It is held that the secretariat will be located in Gurugram, which is also in light of the recognition of India's leading role in forging this sunshine alliance that has even got China on the same board. No doubt, it is significant that the ISA will become a treaty-based international intergovernmental organisation but symbolism should not cover up vexed issues.

United States President Donald Trump has acted in a way that can be dubbed as 'climate sceptic'. To add to that, financial aid and technology transfer become problematic, too, with respect to such a hardline
stand by developed nations.

Further, the North-South unequal exchange in international political economy owing to the  difference in preferences is also evident in the fact that developed countries have historically given less funding to renewable energy projects in developing countries.  

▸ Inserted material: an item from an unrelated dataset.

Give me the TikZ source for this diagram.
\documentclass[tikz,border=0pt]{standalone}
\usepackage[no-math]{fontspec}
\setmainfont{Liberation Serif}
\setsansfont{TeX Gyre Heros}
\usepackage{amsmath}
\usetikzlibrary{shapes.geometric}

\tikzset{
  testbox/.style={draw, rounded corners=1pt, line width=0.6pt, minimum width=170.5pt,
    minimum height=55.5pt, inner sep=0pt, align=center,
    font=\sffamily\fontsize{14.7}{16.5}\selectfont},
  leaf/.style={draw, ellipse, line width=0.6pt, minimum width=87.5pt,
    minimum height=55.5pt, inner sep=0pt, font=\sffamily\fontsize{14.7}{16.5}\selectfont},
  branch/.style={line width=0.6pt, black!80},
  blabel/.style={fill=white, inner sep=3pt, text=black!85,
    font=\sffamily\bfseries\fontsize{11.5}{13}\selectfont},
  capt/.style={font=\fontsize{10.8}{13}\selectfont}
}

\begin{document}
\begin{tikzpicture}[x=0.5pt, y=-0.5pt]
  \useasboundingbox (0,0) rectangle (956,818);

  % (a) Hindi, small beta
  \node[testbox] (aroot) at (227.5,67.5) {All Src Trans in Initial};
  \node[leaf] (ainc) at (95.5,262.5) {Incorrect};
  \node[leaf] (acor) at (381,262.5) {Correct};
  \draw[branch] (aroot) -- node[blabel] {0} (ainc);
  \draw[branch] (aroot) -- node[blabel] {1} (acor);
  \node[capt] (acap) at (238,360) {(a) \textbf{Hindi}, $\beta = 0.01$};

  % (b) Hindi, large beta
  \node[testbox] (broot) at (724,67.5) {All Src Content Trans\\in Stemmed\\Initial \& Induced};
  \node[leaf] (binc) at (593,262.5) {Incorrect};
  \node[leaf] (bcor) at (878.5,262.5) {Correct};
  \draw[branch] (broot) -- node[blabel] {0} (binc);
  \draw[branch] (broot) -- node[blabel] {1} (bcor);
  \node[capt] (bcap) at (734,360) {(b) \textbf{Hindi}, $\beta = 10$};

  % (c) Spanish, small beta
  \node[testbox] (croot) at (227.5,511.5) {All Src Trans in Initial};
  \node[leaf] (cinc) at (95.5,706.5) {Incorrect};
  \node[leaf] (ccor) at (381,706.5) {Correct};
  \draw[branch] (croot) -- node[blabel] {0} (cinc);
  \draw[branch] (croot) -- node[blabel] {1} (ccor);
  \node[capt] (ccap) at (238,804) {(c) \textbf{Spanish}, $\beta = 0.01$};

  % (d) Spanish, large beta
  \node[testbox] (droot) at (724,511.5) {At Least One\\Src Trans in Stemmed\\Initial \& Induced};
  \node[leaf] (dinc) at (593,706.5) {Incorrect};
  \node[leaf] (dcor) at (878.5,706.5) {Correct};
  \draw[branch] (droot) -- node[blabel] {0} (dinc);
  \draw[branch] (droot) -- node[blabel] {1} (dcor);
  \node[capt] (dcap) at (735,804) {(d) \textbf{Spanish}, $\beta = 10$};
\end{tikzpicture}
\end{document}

From the pervasive problem of fluctuations in power supply, once solar panel comes on the grid to how people do not have the access and the know-how for sources of modern energy, the purported solar alliance needs more caution to be woven in its attempt for clean energy.

Any energy regime has to factor in demand and supply, means and ends trade-offs. In terms of implementation also, solar energy faces a dilemma as equipment costs may have come down over the years but customer acquisition is still an issue. There are bottlenecks to be addressed in transmission as well since no country has uniform availability of inputs from the sun across the rural-urban terrain. This systemic inflexibility may harm the functioning of this alliance and the treaty.

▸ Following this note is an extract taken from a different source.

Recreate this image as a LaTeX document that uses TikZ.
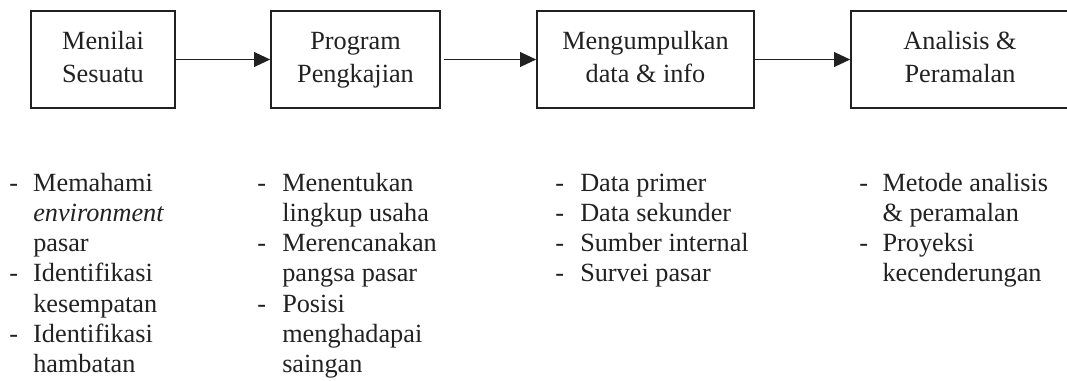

There is no clarity on whether multilateral development banks and other financial institutions will support solar projects without any bias or preference for one over the other. Storage mechanisms for solar power, too, need right upgradation.  

A non-traditional security dimension like climate change and global warming through burning of fossil fuels for heat and electricity show how the nature of threat and insecurity cuts across borders. This is no different from the anxious moments faced by Delhi and China because of their smoggy skies. However, all the best-laid plans fall flat when we account for the fact that hydrocarbons and coal still remain dominant in energy production.

Centre-state agreement

The world polity would want the solar alliance to be increasingly prominent in the provision of clean energy as a collective good. However, in order to meaningfully enable solar technologies, domestic policies may need to undergo constitutional changes as per law of the land. This should involve the right negotiation between Centre and state governments.

A non-serious attitude towards enforceable agreements among themselves or with states questions the efficacy of an organisation. Oil as the currency of power led to intractable conflicts. Now, with nations attempting to decarbonise, the ISA also has to work to minimise interstate conflict.  

Owing to the uncertainty brought in by climate change, renewable energy now goes beyond national parameters; it has global implications. The US may be significant in innovation but it is India and China which have huge markets to boost demands for it. Further, policy innovation will lead to lowering of costs.

While the purported alliance opens up new avenues for India, with the rise in ambitions of partner countries with time, these positives may hit a dead-end. With the ISA still in a formative stage, procedures to tap into funding and investment are crucial and should be defined in advance to avoid any blockades in functioning.  

It is indeed a great attempt to make universal energy accessible and affordable to all. With grandiose plans of Risk Mitigation Fund and starting a corpus of $1 billion, India should also try to fulfill the void created by the United Nations Framework Convention on Climate Change (UNFCCC), which gave a clarion call on heating of atmospheric temperatures but did not devise any mechanisms for avenues to harness renewable energy.

This is why the ISA has to broaden its base for negotiation and ensure that investors, developers, academics and governments are all brought together for a decisive consensus.

(The writer is Assistant Professor, University of Delhi)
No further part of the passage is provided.